Darlene Cunningham

God has planted in each nation sounds and colors and celebration that He longs to have released to bring glory to Him. These cultural expressions, when in alignment with the Word of God, allow people to express their love for Jesus from the core of their being. From the yoiking of the Scandinavian Sami, to the haka of the Polynesian Maori, to the arias of Italian opera, to the hip-hop of young Latinos, to the drums of the Africans, to the fan dances of Korea, and the Hallelujah Chorus of Handel’s Messiah. When the aim is to bring glory to Jesus, the joy is contagious. The celebrations of different cultures help all of us to worship God more freely!

Christine Colby

To have a Biblical Christian worldview is to have God’s perspective on His world and our lives. We all come from different cultures. Even when we become believers, we don’t instantly have God’s view – we still carry our own cultural views. God encourages us in the Bible to meditate on His Word day and night to change our way of thinking. He instructs us to do this because He knows that we need to have our worldview transformed to align with His.

David Joel Hamilton

Consider Peter’s situation.
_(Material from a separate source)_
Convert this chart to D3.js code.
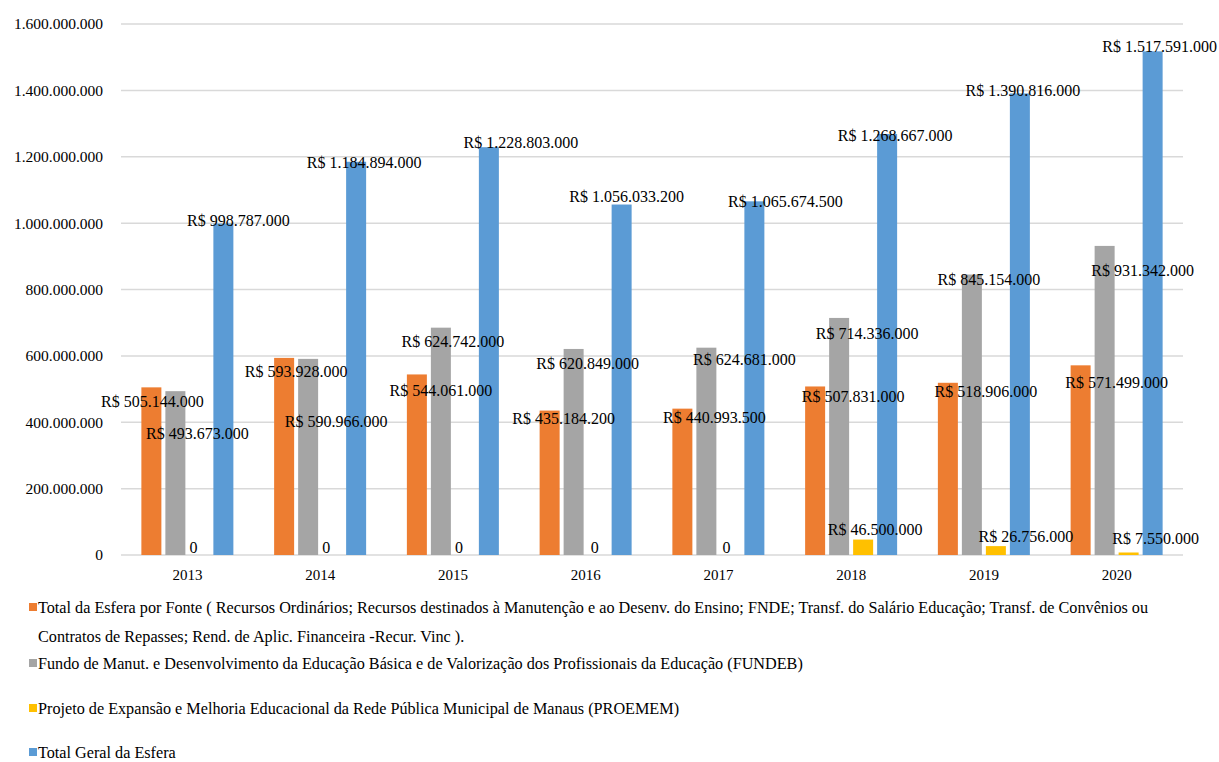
<!DOCTYPE html>
<html>
<head>
<meta charset="utf-8">
<script src="https://cdn.jsdelivr.net/npm/d3@7"></script>
<style>
  body { margin: 0; background: #fff; }
</style>
</head>
<body>
<svg id="chart" width="1219" height="762" font-family="'Liberation Serif', 'DejaVu Serif', serif"></svg>
<script>
// Categories (6th column reads 2018 in the original)
var years = ['2013', '2014', '2015', '2016', '2017', '2018', '2019', '2020'];

// Series values in R$
var totalPorFonte = [505144000, 593928000, 544061000, 435184200, 440993500, 507831000, 518906000, 571499000];
var fundeb        = [493673000, 590966000, 685000000, 620849000, 624681000, 714336000, 845154000, 931342000];
var proemem       = [0, 0, 0, 0, 0, 46500000, 26756000, 7550000];
var totalGeral    = [998787000, 1184894000, 1228803000, 1056033200, 1065674500, 1268667000, 1390816000, 1517591000];

// the 2015 FUNDEB bar is drawn taller than its printed label in the original
var fundebLabel2015 = 624742000;

var yTicks = [0, 200000000, 400000000, 600000000, 800000000, 1000000000, 1200000000, 1400000000, 1600000000];

var seriesNames = [
    'Total da Esfera por Fonte ( Recursos Ordinários; Recursos destinados à Manutenção e ao Desenv. do Ensino; FNDE; Transf. do Salário Educação; Transf. de Convênios ou|Contratos de Repasses; Rend. de Aplic. Financeira -Recur. Vinc ).',
    'Fundo de Manut. e Desenvolvimento da Educação Básica e de Valorização dos Profissionais da Educação (FUNDEB)',
    'Projeto de Expansão e Melhoria Educacional da Rede Pública Municipal de Manaus (PROEMEM)',
    'Total Geral da Esfera'
];
var colors = ['#ED7D31', '#A5A5A5', '#FFC000', '#5B9BD5'];

// manual label nudges (Excel labels were dragged around), [dx, dy] from bar top centre
var nudges = [
    [[1, 14], [12, 14], [24, 16], [14, 8], [32, 9], [38, 10], [38, 9], [36, 17]],
    [[22, 42], [28, 63], [12, 14], [14, 14], [38, 12], [28, 15], [17, 5], [38, 24]],
    [[-6, -8], [-6, -8], [-6, -8], [-3, -8], [-4, -8], [12, -10], [30, -10], [27, -14]],
    [[15, -3], [8, 1], [32, -5], [5, -8], [31, 0], [8, 1], [3, -3], [7, -5]]
];

var br = d3.formatLocale({decimal: ',', thousands: '.', grouping: [3], currency: ['R$ ', '']});
var fmtAxis = br.format(',.0f');
var fmtMoney = function(v) { return v === 0 ? '0' : 'R$ ' + br.format(',.0f')(v); };

var svg = d3.select('#chart');
var plot = {l: 121, r: 1183, t: 24, b: 555};

var yScale = d3.scaleLinear().domain([0, 1600000000]).range([plot.b, plot.t]);
var x0 = d3.scaleBand().domain(d3.range(years.length)).range([plot.l, plot.r]);
var x1 = d3.scaleBand().domain(d3.range(4)).range([0, 92]).paddingInner(4 / 24);
var groupOffset = (x0.bandwidth() - 92) / 2;

// gridlines
svg.append('g').selectAll('line')
    .data(yTicks)
    .enter().append('line')
    .attr('x1', plot.l).attr('x2', plot.r)
    .attr('y1', function(d) { return yScale(d); })
    .attr('y2', function(d) { return yScale(d); })
    .attr('stroke', '#d9d9d9')
    .attr('stroke-width', 1.5);

// y axis labels
svg.append('g').selectAll('text')
    .data(yTicks)
    .enter().append('text')
    .attr('x', 103)
    .attr('y', function(d) { return yScale(d); })
    .attr('dy', '0.35em')
    .attr('text-anchor', 'end')
    .attr('font-size', 15.5)
    .text(fmtAxis);

// x axis labels
svg.append('g').selectAll('text')
    .data(years)
    .enter().append('text')
    .attr('x', function(d, i) { return x0(i) + x0.bandwidth() / 2; })
    .attr('y', 575)
    .attr('dy', '0.35em')
    .attr('text-anchor', 'middle')
    .attr('font-size', 15)
    .text(function(d) { return d; });

var allSeries = [totalPorFonte, fundeb, proemem, totalGeral];

var rows = [];
allSeries.forEach(function(values, s) {
    values.forEach(function(v, i) {
        var label = v;
        if (s === 1 && i === 2) label = fundebLabel2015;
        rows.push({s: s, i: i, value: v, label: label});
    });
});

function barX(d) { return x0(d.i) + groupOffset + x1(d.s); }

svg.append('g').selectAll('rect')
    .data(rows.filter(function(d) { return d.value > 0; }))
    .enter().append('rect')
    .attr('x', barX)
    .attr('y', function(d) { return yScale(d.value); })
    .attr('width', x1.bandwidth())
    .attr('height', function(d) { return yScale(0) - yScale(d.value); })
    .attr('fill', function(d) { return colors[d.s]; });

svg.append('g').selectAll('text')
    .data(rows)
    .enter().append('text')
    .attr('x', function(d) { return barX(d) + x1.bandwidth() / 2 + nudges[d.s][d.i][0]; })
    .attr('y', function(d) { return yScale(d.value) + nudges[d.s][d.i][1]; })
    .attr('dy', '0.35em')
    .attr('text-anchor', 'middle')
    .attr('font-size', 16)
    .text(function(d) { return fmtMoney(d.label); });

// legend
var legendY = [[607, 636], [663], [708], [752]];
var legend = svg.append('g').selectAll('g')
    .data(seriesNames)
    .enter().append('g');

legend.append('rect')
    .attr('x', 29)
    .attr('y', function(d, i) { return legendY[i][0] - 4; })
    .attr('width', 8).attr('height', 8)
    .attr('fill', function(d, i) { return colors[i]; });

legend.each(function(d, i) {
    var lines = d.split('|');
    d3.select(this).selectAll('text')
        .data(lines)
        .enter().append('text')
        .attr('x', 38)
        .attr('y', function(t, k) { return legendY[i][k]; })
        .attr('dy', '0.35em')
        .attr('font-size', 16.2)
        .text(function(t) { return t; });
});
</script>
</body>
</html>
Seven years after Jesus’ instructions to preach the gospel to every person (Mar 16:15), he still was only moving in familiar, culturally-comfortable circles. How about us? Are there changes God wants to make in the way we think and live like he did in Peter’s life? Are we moving beyond the known and the familiar to reach those who are culturally different from us? Are we sharing good news with those who were born elsewhere and speak a different language? Are we communicating redemption to those who are outside our day-to-day activities? Take time to consider how you can move beyond your relational circles to share the gospel with those who are different from you.

Sean Smith

Daniel the prophet, who was abruptly dropped off in Babylon, consented to learn the language and culture of Babylon. He refused to drink the wine of the culture, demonstrating the balance needed to be a reformer. Daniel spoke the language of Babylon, but didn’t sip of the spirit (or wine) of Babylon. Having a command of the culture and sensitivity to the new wine (the Holy Spirit) allows one to interpret the dreams of the culture.


Ed Stetzer

We stand at the water’s edge of society, yelling at the objects of our Kingdom mission to clean themselves before we can come any closer. This is not Christian love, and as such it is neither winsome nor effective. Sadly, Christians who engage in this deficient love are often puzzled as to why their witness, which is defined by avoidance and contempt, is proving insufficient.